General Cirilito “Lito” Sobejana joined the Golan Heights United Nations mission in 2013 as the Chief of Staff of the UN Disengagement Observer Force (UNDOF) responsible for ensuring that Syria and Israel do not violate the Agreement on Disengagement that they signed at the end of the 1973 Yom-Kippur War.  For Sobejana and his Philippine peacekeepers, it was far from their first rodeo.  The mission had unique challenges, but also some commonalities with the situation they faced back home.  “My first impression there was for us to act as peacekeepers and maintain the truce between Syria and Israel, that was our primary task,” Sobejana told SOFREP.  “But in doing our job the bigger challenge that we faced was the civil war in Syria.  Some rebel groups were fighting against Assad and his administration.”

The Golan Heights were at the center of a complicated political and military situation made yet more confusing by the onset of the Syrian Civil War.  Since the end of the war in 1973, the Golan Heights had remained a bitter issue.  President Assad remarked before the Civil War that it would be remembered forever if he was able to negotiate the Golan Heights back from Israel. He never did. During a 2016 conference for journalists in Damascus, Samir Baridi, a member of the Syrian intelligentsia, described the Golan Heights as, “Syrian land occupied by the Zionist entity.”

The Syrian border with Israel and the line of disengagement has abutted territory belonging to perhaps as many as fourteen different rebel groups at various time.  These include Free Syrian Army (FSA) groups which are really just al-Nusra cut outs who have been trained by US Special Forces in Jordan under the auspices of a CIA covert operation.  After years of speculation, it also came out in the press in 2017 that Israel had been providing aid to some of the Syrian rebels on the Golan Heights in an effort to carve out a buffer zone.

“We would patrol every day and we have a lot of positions,” Sobejana explained, the UNDOF positions running from Jordan all the way up to Lebanon.  The mission itself was staffed by peacekeepers hailing from Ireland, India, the Philippines, Fiji, and Nepal, the command and control element based out of Camp Ziouani just inside Israel and outside of the line of disengagement.  The peacekeepers maintained the line of separation where there was to be no Syrian or Israeli military activity and only a UN presence, as well as the line of limitation in which both nations could have limited numbers of troops.

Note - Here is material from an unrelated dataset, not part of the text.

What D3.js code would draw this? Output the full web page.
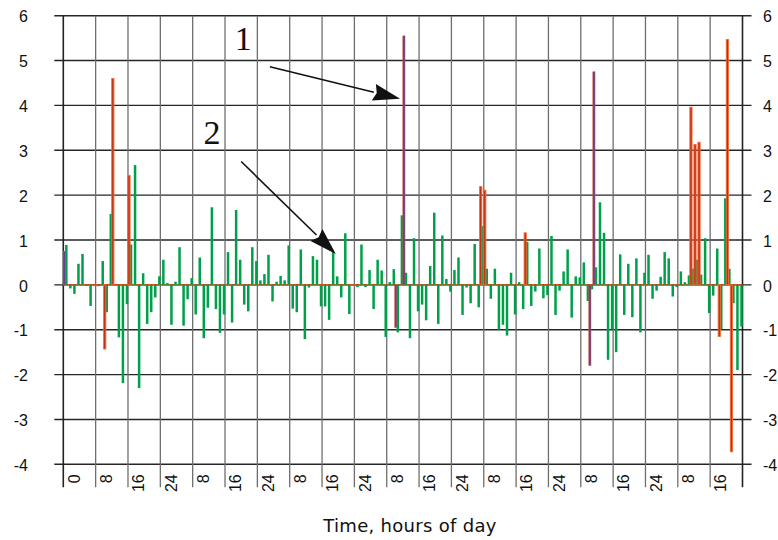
<!DOCTYPE html>
<html>
<head>
<meta charset="utf-8">
<script src="https://cdn.jsdelivr.net/npm/d3@7/dist/d3.min.js"></script>
<style>
    body { margin: 0; background: #fff; }
    text { font-family: "Liberation Sans", Arial, sans-serif; }
</style>
</head>
<body>
<svg id="chart" width="778" height="540"></svg>
<script>
// hourly values over one week (168 hours)
var hours = d3.range(168);

var greenValues = [
    0.89, -0.08, -0.2, 0.47, 0.69, -0.02, -0.47, 0, -0.03, 0.53, -0.61, 1.58, 0, -1.17, -2.19, -0.43,
    0.9, 2.67, -2.3, 0.26, -0.87, -0.61, -0.28, 0.19, 0.56, 0.04, -0.89, 0.07, 0.84, -0.91, -0.32, 0.15,
    -0.66, 0.61, -1.19, -0.51, 1.73, -0.54, -1.07, -0.66, 0.73, -0.84, 1.67, 0.56, -0.44, -0.59, 0.84, 0.53,
    0.1, 0.24, 0.67, -0.37, 0.07, 0.2, 0.1, 0.88, -0.53, -0.61, 0.79, -1.21, -0.06, 0.64, 0.56, -0.48,
    -0.48, -0.78, 0.73, 0.19, -0.28, 1.15, -0.65, 0, -0.05, 0.9, -0.05, 0.33, -0.54, 0.56, 0.32, -1.16,
    0.06, 0.35, -1.06, 1.55, 0.27, -1.19, 1.04, -0.59, -0.44, -0.79, 0.42, 1.61, -0.87, 1.1, 0.13, -0.15,
    0.33, 0.61, -0.67, -0.06, -0.41, 0.91, -0.5, 1.31, 0.36, -0.31, 0.36, -1.0, -0.89, -1.13, 0.27, -0.66,
    0.06, -0.54, 0.96, -0.47, -0.15, 0.81, -0.3, -0.23, 1.09, -0.67, -0.13, 0.3, 0.79, -0.73, 0.19, 0.17,
    0.5, -0.36, -0.1, 0.39, 1.84, 1.16, -1.67, -0.99, -1.5, 0.68, -0.67, 0.47, -0.72, 0.59, -1.06, 0.27,
    0.67, -0.31, -0.13, 0.18, 0.73, 0.59, -0.26, -0.05, 0.3, 0.06, 0.21, 0.36, 0.56, 0.23, 1.04, -0.63,
    -0.24, 0.81, -0.99, 1.93, 0.36, -0.41, -1.9, -0.93
];

var redHours = [10, 12, 16, 103, 104, 114, 155, 156, 157, 162, 164, 165];
var redValues = [-1.43, 4.6, 2.44, 2.19, 2.11, 1.16, 3.96, 3.13, 3.18, -1.15, 5.47, -3.72];

var purpleHours = [0, 82, 84, 130, 131];
var purpleValues = [0.75, -0.95, 5.55, -1.8, 4.75];

var tickHours = d3.range(0, 169, 8);
var tickLabels = ["0", "8", "16", "24", "8", "16", "24", "8", "16", "24", "8", "16", "24",
    "8", "16", "24", "8", "16", "24", "8", "16"];
var yTicks = d3.range(-4, 7);

var svg = d3.select("#chart");

var plotLeft = 63.3, plotRight = 742.5, plotTop = 15.7, plotBottom = 464.3;

var xTime = d3.scaleLinear().domain([0, 168]).range([plotLeft, plotRight]);
var xBand = d3.scaleBand().domain(hours).range([plotLeft, plotRight]).padding(0);
// inside each hour: event bars on the left, regular bars on the right
var xSub = d3.scaleBand().domain(["event", "regular"]).range([0, xBand.bandwidth()]);
var y = d3.scaleLinear().domain([-4, 6]).range([plotBottom, plotTop]);

// horizontal grid lines (with outside ticks on both sides)
svg.append("g")
    .selectAll("line")
    .data(yTicks)
    .enter()
    .append("line")
    .attr("x1", plotLeft - 9)
    .attr("x2", plotRight + 9)
    .attr("y1", function(d){ return y(d); })
    .attr("y2", function(d){ return y(d); })
    .style("stroke", "#262626")
    .style("stroke-width", 1.4);

// vertical grid lines, running down as ticks below the axis
svg.append("g")
    .selectAll("line")
    .data(tickHours)
    .enter()
    .append("line")
    .attr("x1", function(d){ return xTime(d); })
    .attr("x2", function(d){ return xTime(d); })
    .attr("y1", plotTop)
    .attr("y2", plotBottom + 23)
    .style("stroke", function(d){ return (d == 0 || d == 168) ? "#222" : "#6e6e6e"; })
    .style("stroke-width", function(d){ return (d == 0 || d == 168) ? 1.6 : 1.3; });

// y labels
svg.append("g")
    .selectAll("text")
    .data(yTicks)
    .enter()
    .append("text")
    .attr("x", 28)
    .attr("y", function(d){ return y(d); })
    .attr("dy", "0.42em")
    .style("text-anchor", "end")
    .style("font-size", "16px")
    .style("fill", "#111")
    .text(function(d){ return d; });

svg.append("g")
    .selectAll("text")
    .data(yTicks)
    .enter()
    .append("text")
    .attr("x", 763)
    .attr("y", function(d){ return y(d); })
    .attr("dy", "0.42em")
    .style("text-anchor", "start")
    .style("font-size", "16px")
    .style("fill", "#111")
    .text(function(d){ return d; });

// zero line of the event series
svg.append("line")
    .attr("x1", plotLeft)
    .attr("x2", plotRight)
    .attr("y1", y(0))
    .attr("y2", y(0))
    .style("stroke", "#e2521e")
    .style("stroke-width", 1.6)
    .style("stroke-dasharray", "3,1.04");

// regular bars
svg.append("g")
    .selectAll("rect")
    .data(hours)
    .enter()
    .append("rect")
    .attr("x", function(d){ return xBand(d) + xSub("regular") + xSub.bandwidth() / 2 - 1.25; })
    .attr("width", 2.5)
    .attr("y", function(d){ return y(Math.max(0, greenValues[d])); })
    .attr("height", function(d){ return Math.abs(y(greenValues[d]) - y(0)); })
    .style("fill", "#00a04a");

// event bars
function drawEvents(hrs, vals, fill, stroke, sw) {
    svg.append("g")
        .selectAll("rect")
        .data(hrs)
        .enter()
        .append("rect")
        .attr("x", function(d){ return xBand(d) + xSub("event") + xSub.bandwidth() / 2 - 1.1; })
        .attr("width", 2.2)
        .attr("y", function(d, i){ return y(Math.max(0, vals[i])); })
        .attr("height", function(d, i){ return Math.abs(y(vals[i]) - y(0)); })
        .style("fill", fill)
        .style("stroke", stroke)
        .style("stroke-width", sw);
}
drawEvents(redHours, redValues, "#bf2f10", "#f06a38", 0.9);
drawEvents(purpleHours, purpleValues, "#6b3f8e", "#c9583a", 0.5);

// x labels, rotated
svg.append("g")
    .selectAll("text")
    .data(tickLabels)
    .enter()
    .append("text")
    .attr("transform", function(d, i){
        return "translate(" + (xTime(tickHours[i]) + 10.5) + "," + (plotBottom + 10) + ") rotate(-90)";
    })
    .attr("dy", "0.36em")
    .style("text-anchor", "end")
    .style("font-size", "16px")
    .style("fill", "#111")
    .text(function(d){ return d; });

svg.append("text")
    .attr("x", 410)
    .attr("y", 532)
    .style("text-anchor", "middle")
    .style("font-family", "DejaVu Sans, sans-serif")
    .style("font-size", "18px")
    .style("letter-spacing", "0.3px")
    .style("fill", "#111")
    .text("Time, hours of day");

// annotations: label + arrow
function arrow(t0, v0, t1, v1) {
    var x0 = xTime(t0), y0 = y(v0), x1 = xTime(t1), y1 = y(v1);
    var len = Math.sqrt((x1 - x0) * (x1 - x0) + (y1 - y0) * (y1 - y0));
    var ux = (x1 - x0) / len, uy = (y1 - y0) / len;
    var bx = x1 - ux * 27, by = y1 - uy * 27;
    svg.append("line")
        .attr("x1", x0).attr("y1", y0)
        .attr("x2", bx).attr("y2", by)
        .style("stroke", "#111")
        .style("stroke-width", 1.6);
    svg.append("path")
        .attr("d", "M" + x1 + "," + y1 +
            "L" + (bx - uy * 8.5) + "," + (by + ux * 8.5) +
            "L" + (bx + ux * 3) + "," + (by + uy * 3) +
            "L" + (bx + uy * 8.5) + "," + (by - ux * 8.5) + "Z")
        .style("fill", "#111");
}
arrow(51.1, 4.86, 83.3, 4.15);
arrow(44.0, 2.75, 67.4, 0.69);

svg.append("text")
    .attr("x", xTime(44.5))
    .attr("y", y(5.24))
    .style("text-anchor", "middle")
    .style("font-family", "Liberation Serif, Times New Roman, serif")
    .style("font-size", "34px")
    .style("fill", "#111")
    .text("1");

svg.append("text")
    .attr("x", xTime(36.8))
    .attr("y", y(3.14))
    .style("text-anchor", "middle")
    .style("font-family", "Liberation Serif, Times New Roman, serif")
    .style("font-size", "34px")
    .style("fill", "#111")
    .text("2");
</script>
</body>
</html>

As the Syrian Civil War raged on, both rebels and government troops established positions around the Golan Heights.  “We had situations in which peacekeepers were abducted,” Sobejana said.  It started with a brief detention when rebels stopped a UN convoy on the way to conduct official business in Damascus.  Next, the UN legal officer was held hostage by the rebels for eight months before escaping.  “Different rebel groups have different mindsets,” the Philippine General explained.  “The group that detained him wanted a ransom but the UN doesn’t pay ransoms.”  The legal officer converted to Islam under coercion by his captors who gave him the option of allowing him to convert from Christianity or remain locked away in a small room indefinitely.  A few weeks after converting, he was allowed outside to exercise and saw an opportunity to escape and ran to a Syrian Army base.  After some initial confusion as the Syrians believed him to be a rebel, he was returned to the UN.

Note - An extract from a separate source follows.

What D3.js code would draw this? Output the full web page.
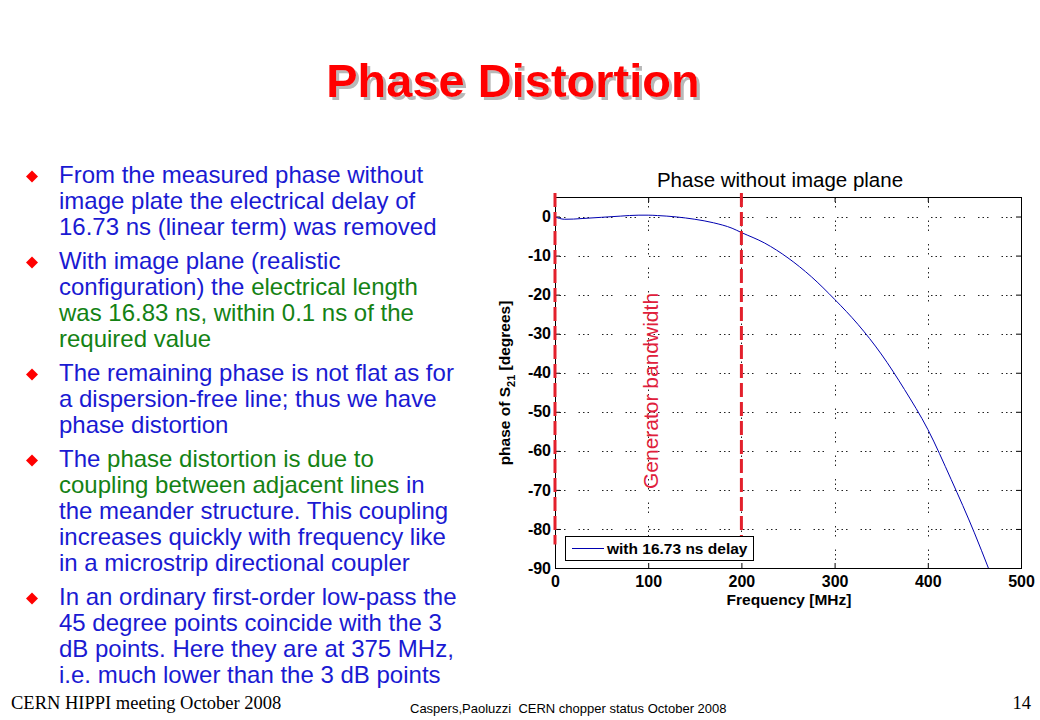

al-Nusra near the Golan Heights. (Picture courtesy of the Jihad)

The situation escalated when the Yarmouk Martyrs Brigade kidnapped 21 Filipino peacekeepers near observation position 58 in March of 2013.  The Russian UN envoy stated at the time, “Right now there are negotiations between UN representatives and the captors and we hope that the [UN] personnel will be released immediately as the UNSC demands.”  When the UN envoy referenced negotiations, he was speaking of General Sobjana’s efforts to secure the release of his men.

As bad as the situation was, in some ways it was business as usual for General Sobejana.  As a veteran of his country’s war against groups like the communist New People’s Army (NPA) and the Islamist Abu Sayyaf Group, he was accustomed to dealing with armed bandits who ran kidnapping for ransom rackets.  “I posted my number in the area and the rebel commander called me directly.  It was good that he spoke English.  He even addressed me as his friend.  Don’t worry my friend we will not harm the Filipino peacekeepers we will treat them as guests, those were his words.”  While in negotiations with the rebels, Sobejana found out that the group had kidnapped the peacekeepers in order to raise their public profile and to attempt to receive some sort of international recognition.

After four days it was agreed that they would be released but then they changed the venue.”  Sobejana and his driver crossed into Syria alone to meet the rebels and recover the hostages at a checkpoint, “but they did not show up,” he explained.  “They were probably thinking that they would be bombarded by the Syrian army the moment we parted ways.  I was also thinking that.”  The Syrian government was aware of Sobejana’s presence and knew what he was there for, but there were concerns that the Syrian Army does not always do what they say they will.  “I think there is a breach in leadership or command and control…they do what they want.”